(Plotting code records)

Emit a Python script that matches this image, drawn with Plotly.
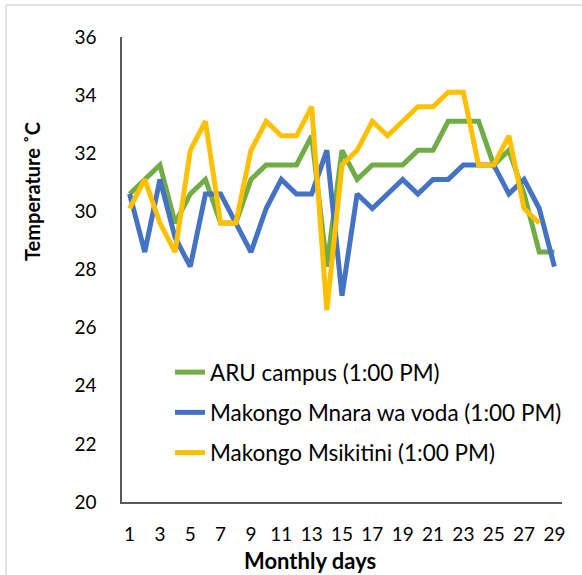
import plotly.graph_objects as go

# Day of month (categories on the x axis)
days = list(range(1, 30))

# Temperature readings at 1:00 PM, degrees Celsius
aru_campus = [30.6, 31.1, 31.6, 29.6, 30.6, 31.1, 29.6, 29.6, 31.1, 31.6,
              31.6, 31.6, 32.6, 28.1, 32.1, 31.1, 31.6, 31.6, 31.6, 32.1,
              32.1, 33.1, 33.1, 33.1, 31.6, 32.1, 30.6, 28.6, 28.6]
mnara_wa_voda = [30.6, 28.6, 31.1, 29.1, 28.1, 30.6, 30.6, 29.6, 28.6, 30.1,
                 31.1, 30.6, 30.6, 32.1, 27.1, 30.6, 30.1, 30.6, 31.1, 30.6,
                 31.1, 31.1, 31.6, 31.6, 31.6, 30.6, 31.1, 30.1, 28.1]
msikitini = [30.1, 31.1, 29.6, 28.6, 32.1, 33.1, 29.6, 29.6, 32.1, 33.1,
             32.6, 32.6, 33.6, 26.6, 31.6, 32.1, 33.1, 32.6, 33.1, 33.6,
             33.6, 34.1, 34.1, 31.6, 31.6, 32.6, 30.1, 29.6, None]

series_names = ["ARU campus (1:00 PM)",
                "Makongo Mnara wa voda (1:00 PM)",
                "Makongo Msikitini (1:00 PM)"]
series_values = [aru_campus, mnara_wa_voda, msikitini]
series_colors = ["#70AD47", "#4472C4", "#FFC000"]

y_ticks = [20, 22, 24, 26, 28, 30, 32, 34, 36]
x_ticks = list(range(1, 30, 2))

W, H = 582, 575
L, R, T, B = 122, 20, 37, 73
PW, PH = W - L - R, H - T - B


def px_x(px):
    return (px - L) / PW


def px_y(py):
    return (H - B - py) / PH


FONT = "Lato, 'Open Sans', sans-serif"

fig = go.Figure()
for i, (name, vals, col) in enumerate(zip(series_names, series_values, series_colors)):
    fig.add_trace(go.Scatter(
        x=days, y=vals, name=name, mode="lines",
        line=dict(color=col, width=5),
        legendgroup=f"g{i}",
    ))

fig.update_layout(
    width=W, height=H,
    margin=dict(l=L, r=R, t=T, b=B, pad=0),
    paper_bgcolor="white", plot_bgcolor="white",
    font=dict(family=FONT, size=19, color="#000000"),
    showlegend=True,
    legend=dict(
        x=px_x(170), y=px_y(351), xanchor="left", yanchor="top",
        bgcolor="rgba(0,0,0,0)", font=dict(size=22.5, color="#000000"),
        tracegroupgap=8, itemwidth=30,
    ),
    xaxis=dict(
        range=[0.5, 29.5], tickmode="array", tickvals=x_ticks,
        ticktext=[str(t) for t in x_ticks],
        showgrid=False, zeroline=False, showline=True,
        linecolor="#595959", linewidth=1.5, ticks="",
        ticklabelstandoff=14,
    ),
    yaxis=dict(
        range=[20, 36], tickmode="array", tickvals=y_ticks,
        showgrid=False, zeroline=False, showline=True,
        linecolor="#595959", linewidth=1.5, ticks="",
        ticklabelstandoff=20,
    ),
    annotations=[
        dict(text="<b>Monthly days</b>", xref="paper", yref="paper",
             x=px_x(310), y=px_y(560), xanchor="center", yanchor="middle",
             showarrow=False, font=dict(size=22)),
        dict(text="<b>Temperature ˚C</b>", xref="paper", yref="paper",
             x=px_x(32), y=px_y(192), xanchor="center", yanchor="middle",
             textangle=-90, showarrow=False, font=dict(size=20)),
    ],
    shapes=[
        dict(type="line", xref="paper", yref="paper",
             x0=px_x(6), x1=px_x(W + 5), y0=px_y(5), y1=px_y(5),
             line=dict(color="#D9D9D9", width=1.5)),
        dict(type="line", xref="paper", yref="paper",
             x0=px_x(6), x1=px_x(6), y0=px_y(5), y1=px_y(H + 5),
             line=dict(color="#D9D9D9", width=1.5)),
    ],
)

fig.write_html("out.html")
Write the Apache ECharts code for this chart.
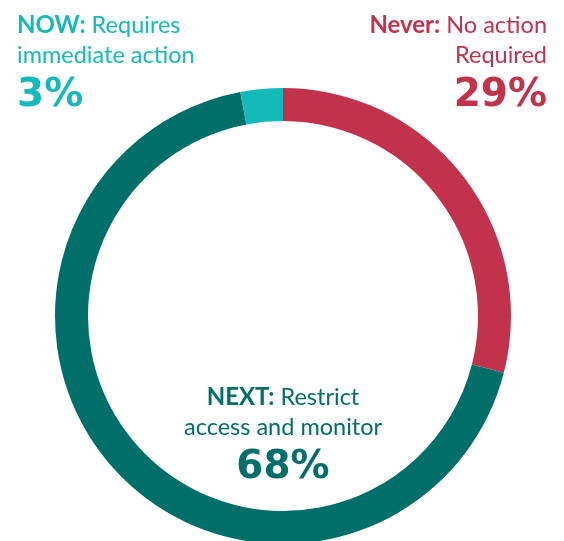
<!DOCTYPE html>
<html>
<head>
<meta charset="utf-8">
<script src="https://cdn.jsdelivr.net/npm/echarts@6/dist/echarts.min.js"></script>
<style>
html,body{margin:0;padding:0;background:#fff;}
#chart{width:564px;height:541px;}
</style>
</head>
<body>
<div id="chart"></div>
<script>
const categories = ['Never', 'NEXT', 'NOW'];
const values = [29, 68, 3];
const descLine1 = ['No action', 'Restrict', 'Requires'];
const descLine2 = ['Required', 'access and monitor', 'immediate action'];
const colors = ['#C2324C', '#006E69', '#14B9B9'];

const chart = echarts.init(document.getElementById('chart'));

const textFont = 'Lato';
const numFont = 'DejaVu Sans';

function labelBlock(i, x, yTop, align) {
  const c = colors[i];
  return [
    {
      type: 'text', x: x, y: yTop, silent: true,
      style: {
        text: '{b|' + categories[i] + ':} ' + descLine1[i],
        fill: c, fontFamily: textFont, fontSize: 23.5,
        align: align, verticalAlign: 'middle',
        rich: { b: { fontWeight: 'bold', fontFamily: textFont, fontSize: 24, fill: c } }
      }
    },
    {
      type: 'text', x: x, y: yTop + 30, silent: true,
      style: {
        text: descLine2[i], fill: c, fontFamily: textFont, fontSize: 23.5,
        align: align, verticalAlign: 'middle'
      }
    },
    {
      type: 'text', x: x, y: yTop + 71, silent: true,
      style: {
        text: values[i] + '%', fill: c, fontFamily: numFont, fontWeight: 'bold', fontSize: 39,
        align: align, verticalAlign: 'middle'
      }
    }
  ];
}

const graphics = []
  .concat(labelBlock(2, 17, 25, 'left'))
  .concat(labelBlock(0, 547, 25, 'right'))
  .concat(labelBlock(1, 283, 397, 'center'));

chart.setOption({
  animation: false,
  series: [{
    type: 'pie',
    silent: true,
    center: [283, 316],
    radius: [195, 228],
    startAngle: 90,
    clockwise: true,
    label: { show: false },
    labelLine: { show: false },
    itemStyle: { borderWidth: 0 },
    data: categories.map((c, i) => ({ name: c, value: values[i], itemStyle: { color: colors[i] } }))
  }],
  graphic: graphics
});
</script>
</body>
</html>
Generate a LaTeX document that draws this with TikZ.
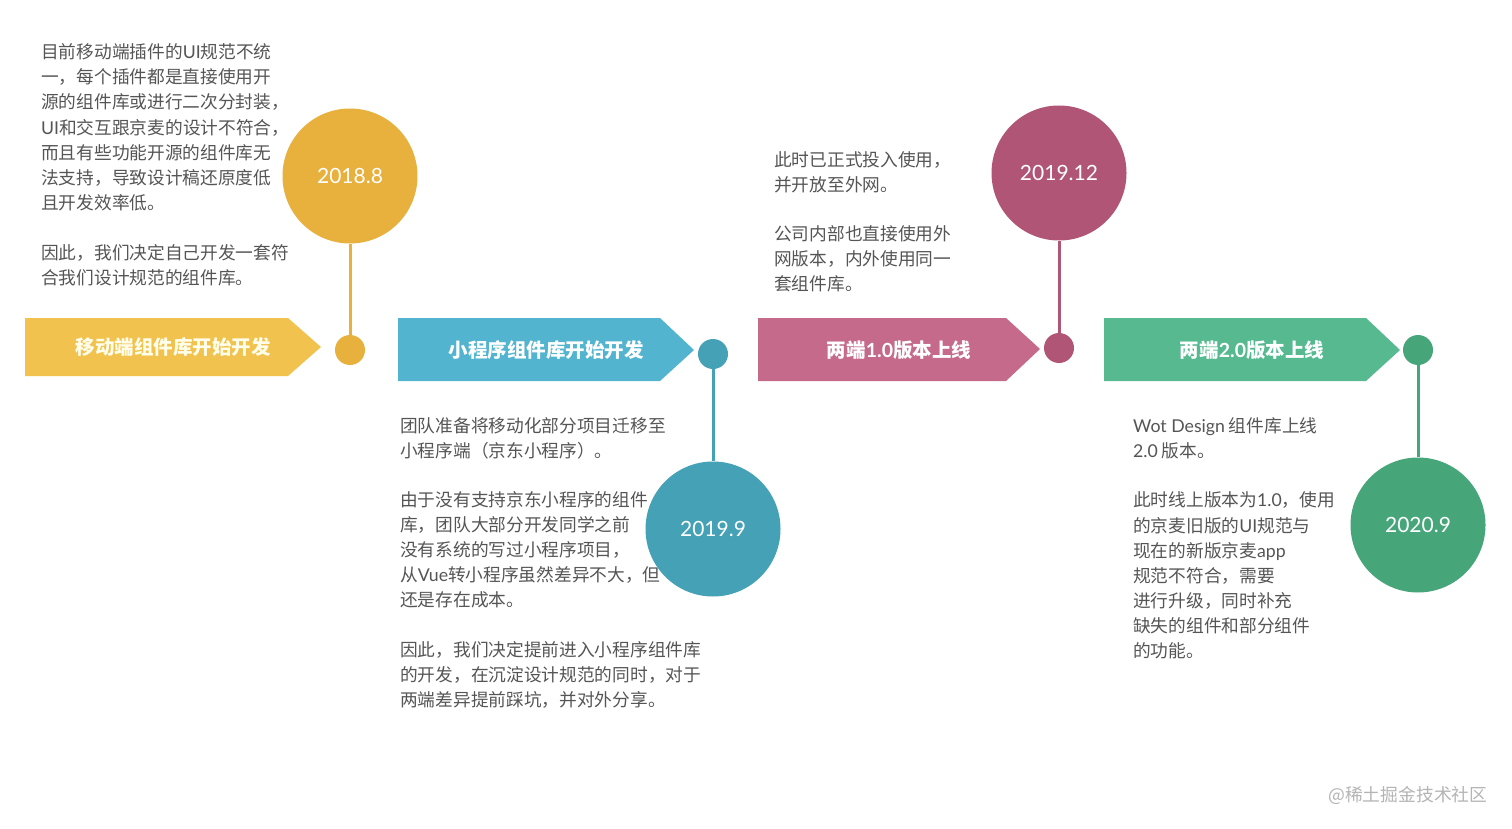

■ **Short task**
Copy nothing past the line containing "days = list(range(1, 30))": reproduce every line from the start of the records up to it, skipping pictures.

■ **Output below**
Emit a Python script that matches this image, drawn with Plotly.
import plotly.graph_objects as go

# Day of month (categories on the x axis)
days = list(range(1, 30))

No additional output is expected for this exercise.